“Sessiz Gemi” şiirinin Kısa Öyküsü
Sessiz Gemi’yi tabut ile ilişkilendirip ölüm yolcusu bildik hep. Oysa üstad Yahya Kemal için ölümden de beterdi.
Ayrılıktı.
Üstad Yahya Kemal, Nazım Hikmet adlı gencin evinde kendisine Türkçe şiir dersleri vermeye başlar.
Aradan günler aylar geçer ve üstat Yahya Kemal Beyatlı o gencin annesine aşık olur.
Genç Nazım bu durumu farkedince hocasının paltosunun cebine bir not bırakıverir.
Not şöyledir;
“Bu eve öğretmenim olarak girdiniz ama babam olarak giremeyeceksiniz.”
Ve o eve bir daha girmedi Yahya Kemal Beyatlı.
Ve sevgilisi,
Nazım Hikmet’in annesi Ayşe Celile hanıma bir daha yaklaşamadı. Ressam Ayşe Celile Hikmet, resimleri ile olduğu kadar güzelliği ile de tüm İstanbul’un dilinde destan olmuş asil bir hanımefendiydi.
Yahya Kemal vefat ettiğinde evraklarının arasının içinden kurumuş iki yaprak ve kısa bir not bulunan zarf çıktı.
Şöyle yazıyordu notta:
“Bu zarfın içindeki hatıra 19 Ağustos 1930’da Sirkeci Garında gece saat 10’da veda ettiğim aziz bir kadının göğsündeki çiçektendir.

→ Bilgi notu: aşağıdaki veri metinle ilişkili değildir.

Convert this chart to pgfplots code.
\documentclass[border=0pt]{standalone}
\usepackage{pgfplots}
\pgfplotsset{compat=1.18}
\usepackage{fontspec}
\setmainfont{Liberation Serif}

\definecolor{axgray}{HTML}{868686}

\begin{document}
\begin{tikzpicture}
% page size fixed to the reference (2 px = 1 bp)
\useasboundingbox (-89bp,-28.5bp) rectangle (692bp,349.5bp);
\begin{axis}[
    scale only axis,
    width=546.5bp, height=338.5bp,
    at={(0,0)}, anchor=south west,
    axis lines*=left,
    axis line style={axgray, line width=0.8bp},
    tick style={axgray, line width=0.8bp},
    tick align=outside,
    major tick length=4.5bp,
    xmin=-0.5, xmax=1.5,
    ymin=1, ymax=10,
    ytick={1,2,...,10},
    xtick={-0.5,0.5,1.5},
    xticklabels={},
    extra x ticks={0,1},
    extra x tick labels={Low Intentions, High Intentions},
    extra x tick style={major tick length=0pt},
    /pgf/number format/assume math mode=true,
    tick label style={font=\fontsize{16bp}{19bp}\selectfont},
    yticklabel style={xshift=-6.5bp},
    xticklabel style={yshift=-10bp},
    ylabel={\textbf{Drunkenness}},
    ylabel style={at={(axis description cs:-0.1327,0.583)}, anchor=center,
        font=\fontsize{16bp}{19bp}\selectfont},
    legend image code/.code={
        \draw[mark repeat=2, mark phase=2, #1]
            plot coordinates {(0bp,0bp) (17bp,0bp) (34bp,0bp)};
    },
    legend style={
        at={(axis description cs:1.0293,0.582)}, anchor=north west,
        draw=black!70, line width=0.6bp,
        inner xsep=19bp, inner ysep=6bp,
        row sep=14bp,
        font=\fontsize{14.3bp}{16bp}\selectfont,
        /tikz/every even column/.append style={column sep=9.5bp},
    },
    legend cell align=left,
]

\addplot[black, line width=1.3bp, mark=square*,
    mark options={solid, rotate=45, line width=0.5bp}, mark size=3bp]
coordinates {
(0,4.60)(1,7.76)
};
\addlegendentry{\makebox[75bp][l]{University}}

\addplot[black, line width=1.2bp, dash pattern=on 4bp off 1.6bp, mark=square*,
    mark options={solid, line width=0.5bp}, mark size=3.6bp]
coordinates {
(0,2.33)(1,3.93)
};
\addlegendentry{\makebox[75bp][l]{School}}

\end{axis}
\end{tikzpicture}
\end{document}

Koparıp verdiği bu iki yaprağı daima muhafaza edeceğim.”
Ayşe Celile Hikmet muhtemelen bu aşkın devam etmeyeceğini anladığı gece göğsünde duran o iki yapraklı çiçeği Paris’e gitmeden önce Sirkeci Garında Yahya Kemal’e vermişti.
Aralarında ki aşkın öyküsü uzundur ve ressam Ayşe Celile hanım Heybeliada’dan ayrılırken Yahya Kemal’in elinden hiçbir şey gelmez ve her dizesi ölümden de beter o ayrılığın acısı olan meşhur şiirini yazar..
Sessiz Gemi…
Artık demir almak günü gelmişse zaman dan,
Meçhule giden bir gemi kalkar bu limandan.
Hiç yolcusu yokmuş gibi sessizce alır yol;
Sallanmaz o kalkışta ne mendil ne de bir kol.
Rıhtımda kalanlar bu seyahatten elemli,
Günlerce siyah ufka bakar gözleri nemli.
Biçare gönüller!
Ne giden son gemidir bu!
Hicranlı hayatın ne de son matemidir bu!
Dünyada sevilmiş ve seven nafile bekler;
Bilmez ki giden sevgililer dönmeyecekler.
Birçok gidenin her biri memnun ki yerinden,
Birçok seneler geçti dönen yok. seferinden.